The gun jumps instead, there is a black hole in her forehead like blackberry crushed flat, without juice. She leans backward, a gymnast starting a backward flip. The man lowers the .45, .38, .32, .22, or 9mm. She arches—a summer girl letting herself fall backward off a warm rock into a clear river pool.

She lies on her back, floating on garbage. The shirt no longer covers the dark hair where her legs meet. I know if I walk closer, after the men leave, I will see they have destroyed her twice-over.

I roll over and rest my leg on the woman I live with and love. She sleeps deeply, floating on her back. The weight of my leg does not interrupt her sleep. She is warm, and smooth, and as troubled as the rest of us. If I try to switch positions and move my leg away, she reaches up out of her sleep and holds my knee where it is—above the dark hair where her legs meet.

I try again—having the young woman awaken from her stupor and leap over the edge. She tumbles down through the shredded plastic and soggy cardboard and pig shit, down through the fleeing rats and styrofoam and rotten vegetables, that have not yet been found and eaten. The bullet sends her reeling backward, and I turn, carefully, so that I don’t pull the covers, and lay my leg over my love. The pigs listen. There may be more to eat.

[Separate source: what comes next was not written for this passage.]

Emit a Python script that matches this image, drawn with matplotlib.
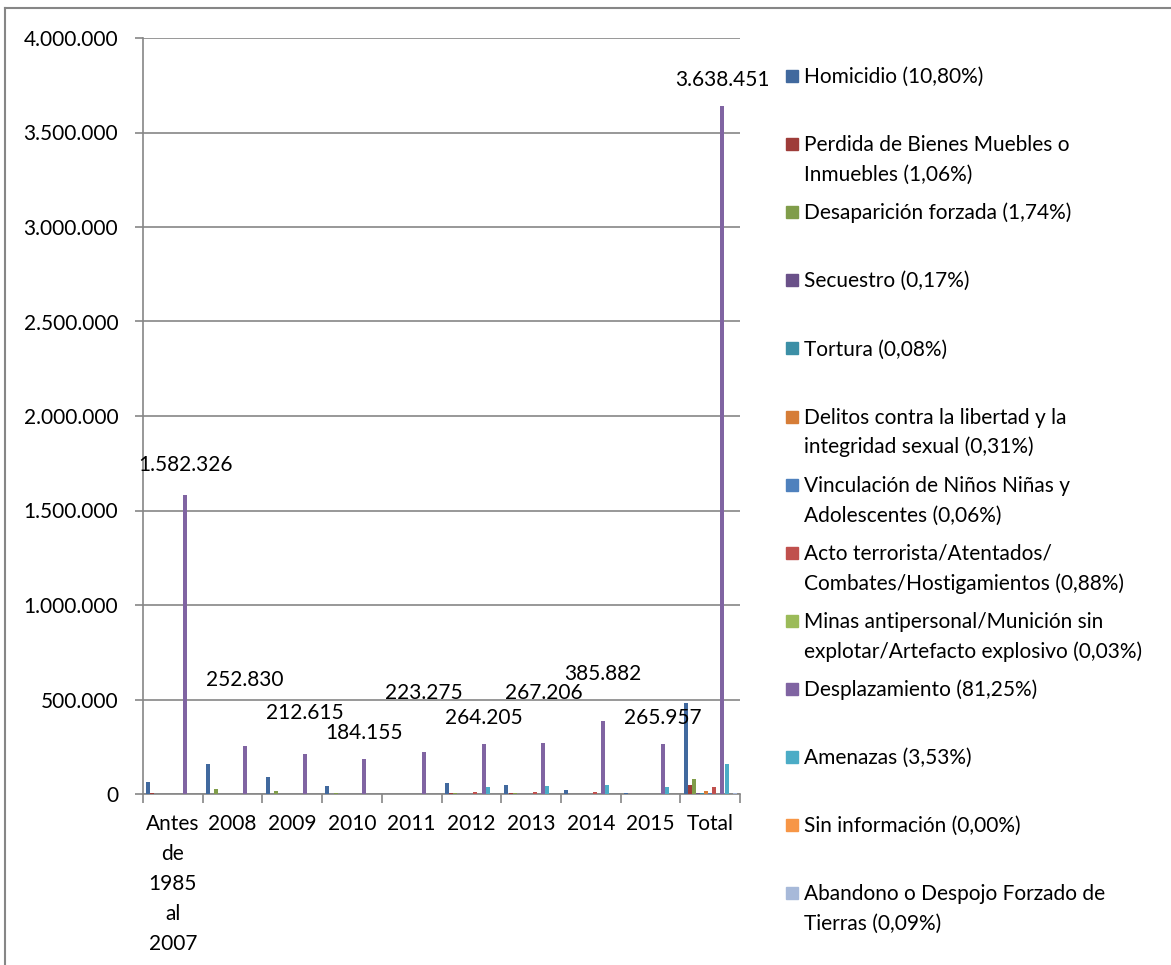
import numpy as np
import matplotlib
matplotlib.use("Agg")
import matplotlib.pyplot as plt
from matplotlib.lines import Line2D
from matplotlib.patches import Rectangle
from matplotlib.ticker import FuncFormatter, MultipleLocator

plt.rcParams["font.family"] = ["Lato", "DejaVu Sans"]

categories = ["Antes\nde\n1985\nal\n2007", "2008", "2009", "2010", "2011",
              "2012", "2013", "2014", "2015", "Total"]

homicidio = [66000, 158000, 92000, 40000, 0, 56000, 45000, 20000, 7000, 483634]
perdida = [5000, 2000, 1500, 1000, 0, 3000, 3000, 2500, 2000, 47468]
desaparicion = [2000, 28000, 18000, 7000, 0, 5000, 4000, 1000, 500, 77919]
secuestro = [1000, 500, 500, 300, 0, 300, 300, 200, 200, 7613]
tortura = [500, 200, 200, 100, 0, 200, 200, 100, 100, 3582]
delitos = [1000, 500, 500, 500, 0, 1500, 1500, 1500, 2500, 13882]
vinculacion = [300, 200, 200, 200, 0, 300, 300, 300, 200, 2687]
acto = [2000, 1500, 1500, 1500, 0, 12000, 10000, 8000, 1500, 39407]
minas = [200, 100, 100, 100, 0, 200, 200, 200, 100, 1343]
desplazamiento = [1582326, 252830, 212615, 184155, 223275, 264205, 267206,
                  385882, 265957, 3638451]
amenazas = [0, 0, 0, 0, 0, 38000, 40000, 45000, 35000, 158077]
sin_info = [0, 0, 0, 0, 0, 0, 0, 0, 0, 100]
abandono = [0, 0, 0, 0, 0, 800, 800, 800, 800, 4030]

series = [
    ("Homicidio (10,80%)", homicidio, "#41699E"),
    ("Perdida de Bienes Muebles o\nInmuebles (1,06%)", perdida, "#9E3C39"),
    ("Desaparición forzada (1,74%)", desaparicion, "#809D4A"),
    ("Secuestro (0,17%)", secuestro, "#6A5189"),
    ("Tortura (0,08%)", tortura, "#3C8FA6"),
    ("Delitos contra la libertad y la\nintegridad sexual (0,31%)", delitos, "#D67D37"),
    ("Vinculación de Niños Niñas y\nAdolescentes (0,06%)", vinculacion, "#4F81BD"),
    ("Acto terrorista/Atentados/\nCombates/Hostigamientos (0,88%)", acto, "#C0504D"),
    ("Minas antipersonal/Munición sin\nexplotar/Artefacto explosivo (0,03%)", minas, "#9BBB59"),
    ("Desplazamiento (81,25%)", desplazamiento, "#8064A2"),
    ("Amenazas (3,53%)", amenazas, "#4BACC6"),
    ("Sin información (0,00%)", sin_info, "#F79646"),
    ("Abandono o Despojo Forzado de\nTierras (0,09%)", abandono, "#A7B9D9"),
]

# label offsets (pixels above bar top) for the Desplazamiento values
label_offsets = [30, 66, 41, 26, 59, 26, 50, 47, 26, 26]

W, H = 1171, 965
fig = plt.figure(figsize=(W / 100, H / 100), dpi=100)
ax = fig.add_axes([143 / W, 1 - 794 / H, 597 / W, 756 / H])

grey = "#868686"
x = np.arange(len(categories))
n = len(series)
bw = 0.893 / n
for i, (name, vals, col) in enumerate(series):
    pos = x - 0.893 / 2 + bw * (i + 0.5)
    ax.bar(pos, vals, width=bw * 0.98, color=col, zorder=3)
    if name.startswith("Desplazamiento"):
        for px, v, off in zip(pos, vals, label_offsets):
            ax.annotate(f"{v:,}".replace(",", "."), (px, v), xytext=(0, off),
                        textcoords="offset pixels", ha="center", va="center",
                        fontsize=15, color="black", zorder=5)

ax.set_xlim(-0.5, len(categories) - 0.5)
ax.set_ylim(0, 4000000)
ax.yaxis.set_major_locator(MultipleLocator(500000))
ax.yaxis.set_major_formatter(FuncFormatter(lambda v, p: f"{int(v):,}".replace(",", ".")))
ax.grid(axis="y", color=grey, lw=1.2, zorder=0)
ax.set_axisbelow(True)

ax.set_xticks(x)
ax.set_xticklabels(categories, fontsize=15, linespacing=1.62)
ax.set_xticks(np.arange(-0.5, len(categories)), minor=True)
ax.tick_params(axis="x", which="major", length=0, pad=14.5)
ax.tick_params(axis="x", which="minor", length=6.5, width=1.2, color=grey)
ax.tick_params(axis="y", length=5.8, width=1.2, color=grey, pad=12, labelsize=15)

for s in ["top", "right"]:
    ax.spines[s].set_visible(False)
for s in ["left", "bottom"]:
    ax.spines[s].set_color(grey)
    ax.spines[s].set_linewidth(1.2)

# legend drawn by hand, one slot per series
y0, step, line_h = 76, 68.1, 30
for i, (name, vals, col) in enumerate(series):
    yc = y0 + step * i
    fig.patches.append(Rectangle((786 / W, 1 - (yc + 6) / H), 12 / W, 12 / H,
                                 transform=fig.transFigure, color=col))
    for k, line in enumerate(name.split("\n")):
        fig.text(804 / W, 1 - (yc + line_h * k + 7) / H, line, fontsize=15,
                 ha="left", va="baseline", color="black")

# chart frame
fig.lines.append(Line2D([5 / W, 5 / W], [0, 1 - 8 / H], transform=fig.transFigure,
                        color=grey, lw=1.5))
fig.lines.append(Line2D([5 / W, 1], [1 - 8 / H, 1 - 8 / H], transform=fig.transFigure,
                        color=grey, lw=1.5))

fig.savefig("out.png", dpi=100)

The horror is deep, my love is warm. I almost fall asleep. He still hasn’t reached her. I urge her to save herself, but when they have you, there is seldom any escape. “Wake up,” she mumbles, as if she has rocks in her mouth, weeping. “See the moment of my extinction, see the dark stump of the tongue they have cut from me…and the mouth below—made for love of my choosing—ripped by their anger and triumph. Watch how they raise the gun, bring it down, and take my summers away from me forever.”